Friday, December 9, 2011

Nepal Trek Day Two: Phakding - Namche Bazaar

Over the next three weeks, I'm taking a trip down memory lane with a look back at our trip to Nepal last December. For all of the entries about our trek, click here.

The theme of day two was "Up and More Up." As Bharat promised, today involved a lot of steep uphill hiking. Given our early bedtime the previous night, our day started early around 5a. After a 7:30a breakfast of black tea and an apple pancake, we hit the trail.

{early morning village view}

{everywhere you look there's a beautiful scene to behold}

{entryway into Sagarmatha National Park}

{D and I upon entering the park}

We stopped for lunch in Jorsale at 10:45a, surprisingly, though it was only three hours after we had hit the trail, both D and I were starving. I supplemented by traditional platter of dal baht with a slice of apple pie. (I just couldn't resist!) 
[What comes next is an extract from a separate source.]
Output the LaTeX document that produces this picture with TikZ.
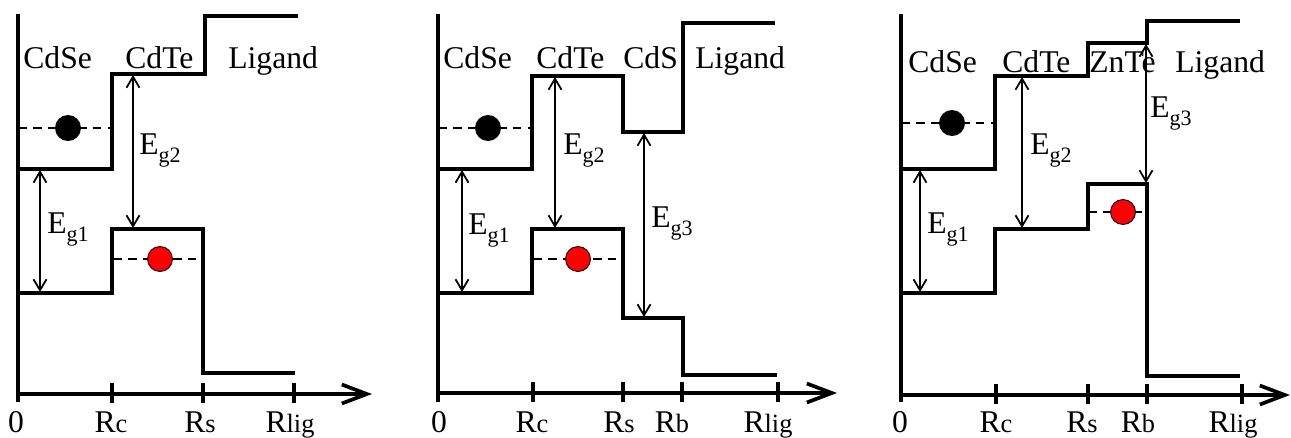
\documentclass[tikz,border=0pt]{standalone}
\usepackage{fontspec}
\setmainfont{Liberation Serif}
\usetikzlibrary{arrows.meta}
\tikzset{
  band/.style={line width=2.2pt, line join=miter},
  axisarr/.style={line width=2.1pt, -{Straight Barb[length=5mm,width=3.8mm]}},
  tickmark/.style={line width=1.8pt},
  gap/.style={line width=1pt, {Straight Barb[length=2.2mm,width=2.6mm]}-{Straight Barb[length=2.2mm,width=2.6mm]}},
  level/.style={line width=0.6pt, dash pattern=on 5pt off 3.5pt},
  lbl/.style={font=\fontsize{18}{20}\selectfont, inner sep=0pt, anchor=base west},
  rlbl/.style={font=\fontsize{18}{20}\selectfont, inner sep=0pt, anchor=base},
  elec/.style={circle, fill=black, minimum size=5.2mm, inner sep=0pt},
  hole/.style={circle, draw=black, line width=0.5pt, fill=red, minimum size=5mm, inner sep=0pt},
}
\newcommand{\Rsub}[1]{R{\fontsize{15}{15}\selectfont #1}}
\newcommand{\Egap}[1]{E\raisebox{-5pt}{\fontsize{12.5}{13}\selectfont g#1}}

\begin{document}
\begin{tikzpicture}[x=0.02cm,y=-0.02cm]
\useasboundingbox (0,0) rectangle (1291,437);
% #1 origin x, #2 axis y, #3 arrow end, #4 ticks
\newcommand{\frameax}[4]{\draw[band] (#1,14) -- (#1,402); \draw[axisarr] (#1,#2) -- (#3,#2); \foreach \t in {#4} \draw[tickmark] (\t,#2-11) -- (\t,#2+9);}
% panel 1: CdSe/CdTe
\frameax{18}{394}{372}{112,203,294}
\draw[band] (18,169) -- (112,169) -- (112,74) -- (205,74) -- (205,16) -- (298,16);
\draw[band] (18,293) -- (112,293) -- (112,229) -- (203,229) -- (203,373) -- (295,373);
\draw[level] (18,128) -- (111,128);
\draw[level] (113,259) -- (203,259);
\node[elec] (el1) at (68,128) {};
\node[hole] (ho1) at (160,259) {};
\draw[gap] (40,170) -- (40,292);
\draw[gap] (133,75) -- (133,228);
\node[lbl] (eg11) at (47,233) {\Egap{1}};
\node[lbl] (eg12) at (139,154) {\Egap{2}};
\node[lbl] (cdse1) at (23,68) {CdSe};
\node[lbl] (cdte1) at (125,68) {CdTe};
\node[lbl] (lig1) at (228,68) {Ligand};
\node[rlbl] (o1) at (16,432) {0};
\node[rlbl] (rc1) at (111,432) {\Rsub{c}};
\node[rlbl] (rs1) at (200,432) {\Rsub{s}};
\node[rlbl] (rl1) at (290,432) {\Rsub{lig}};
% panel 2: CdSe/CdTe/CdS
\frameax{438}{393}{837}{533,623,682,778}
\draw[band] (438,169) -- (532,169) -- (532,76) -- (623,76) -- (623,132) -- (683,132) -- (683,23) -- (775,23);
\draw[band] (438,293) -- (532,293) -- (532,229) -- (623,229) -- (623,318) -- (683,318) -- (683,375) -- (777,375);
\draw[level] (438,128) -- (531,128);
\draw[level] (533,259) -- (623,259);
\node[elec] (el2) at (488,128) {};
\node[hole] (ho2) at (578,259) {};
\draw[gap] (462,170) -- (462,292);
\draw[gap] (555,77) -- (555,228);
\draw[gap] (644,133) -- (644,317);
\node[lbl] (eg21) at (468,234) {\Egap{1}};
\node[lbl] (eg22) at (563,154) {\Egap{2}};
\node[lbl] (eg23) at (651,227) {\Egap{3}};
\node[lbl] (cdse2) at (443,68) {CdSe};
\node[lbl] (cdte2) at (536,68) {CdTe};
\node[lbl] (cds2) at (623,68) {CdS};
\node[lbl] (lig2) at (695,68) {Ligand};
\node[rlbl] (o2) at (439,432) {0};
\node[rlbl] (rc2) at (532,432) {\Rsub{c}};
\node[rlbl] (rs2) at (619,432) {\Rsub{s}};
\node[rlbl] (rb2) at (672,432) {\Rsub{b}};
\node[rlbl] (rl2) at (768,432) {\Rsub{lig}};
% panel 3: CdSe/CdTe/ZnTe
\frameax{901}{395}{1290}{996,1088,1147,1242}
\draw[band] (901,169) -- (995,169) -- (995,76) -- (1088,76) -- (1088,43) -- (1147,43) -- (1147,21) -- (1240,21);
\draw[band] (901,293) -- (995,293) -- (995,229) -- (1088,229) -- (1088,184) -- (1147,184) -- (1147,376) -- (1240,376);
\draw[level] (901,123) -- (994,123);
\draw[level] (1088,212) -- (1147,212);
\node[elec] (el3) at (952,123) {};
\node[hole] (ho3) at (1123,212) {};
\draw[gap] (920,170) -- (920,292);
\draw[gap] (1022,77) -- (1022,228);
\draw[gap] (1146,44) -- (1146,183);
\node[lbl] (eg31) at (927,233) {\Egap{1}};
\node[lbl] (eg32) at (1030,154) {\Egap{2}};
\node[lbl] (eg33) at (1150,117) {\Egap{3}};
\node[lbl] (cdse3) at (908,72) {CdSe};
\node[lbl] (cdte3) at (1002,72) {CdTe};
\node[lbl] (znte3) at (1089,72) {ZnTe};
\node[lbl] (lig3) at (1175,72) {Ligand};
\node[rlbl] (o3) at (900,432) {0};
\node[rlbl] (rc3) at (996,432) {\Rsub{c}};
\node[rlbl] (rs3) at (1082,432) {\Rsub{s}};
\node[rlbl] (rb3) at (1138,432) {\Rsub{b}};
\node[rlbl] (rl3) at (1233,432) {\Rsub{lig}};
\end{tikzpicture}
\end{document}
Jorsale was the last "village" before the final slog up, up, and up to Namche. Not long after hitting the trail after lunch, we came upon an extremely high suspension bridge. After letting a yak train cross, it was our turn. There was a bit of a steep unprotected step down from the bridge on the other side, and I was glad that Bharat was there to offer a steadying hand. 

{majorly high suspension bridge; I was not a fan}

After a particularly long period of switchbacks of the hillside, we came upon our first view of Mt. Everest. Another bonus of this stopping point was the two villagers selling fresh oranges to eat. The sweet and juicy orange was a refreshing snack after such a long haul uphill.

{Me with the first view of Mt. Everest behind me}

{Me right before that picture was taken}

The trek uphill didn't seem to phase Bharat or Dilip much.

{Bharat and Dilip; just a walk in the park}

Given that there are no roads in this area, the only way to transport items is by carrying them. Needed items are flown to Lukla, and then porters carry them (such as building materials, food, cases of beer, etc.) the rest of the way. After seeing what these porters were carrying, I no longer felt I could complain about the perceived heavy weight of my relatively small daypack.

{all of a sudden our packs feel less heavy after watching these porters pass through}

We arrived in Namche around 2p. The village, which was particularly scenic, was a welcome sight to behold. Unfortunately, we still had about a million (or so it seemed) stairs to climb to make our way through the village up to our lodge for the night.

{Bharat pointing out sights in Namche to D}

As we entered Namche, we passed by a large encampment of Tibetan traders, who had made their way from Tibet to Namche to sell (cheap Chinese) goods to the locals and those passing through town. They stay until their goods are sold before making the ten-day trek back to Tibet.

{a Tibetan yak; Tibetan traders trek into Namche to sell goods in the 
marketplace before making their way back home}

Eventually we arrived at our lodge, and after after reaching our room and dropping my pack, I immediately stripped off several layers and collapsed onto my bed. 

{the entryway to our digs in Namche}

{mountain view from our lodge room window}

After a short nap, D and I headed to the lodge's dining room to relax with a cup of tea and get in some reading. D and I also played a few rounds of Scrabble to entertain ourselves before dinner.

{lodge dining room}

{Tashi (which means "lucky"), the lodge dog, and resident crumb picker-upper}

Tonight's dinner consisted of a cheese sandwich (which was delicious) and more black tea. After dinner we hung out for a little while more with our fellow lodgemates before calling it a night. After an exhausting day of hiking, I was definitely looking forward to hitting the hay. I was also looking forward to not having to pack up all our stuff, as we would be staying in Namche again the following night as we acclimatized to the elevation.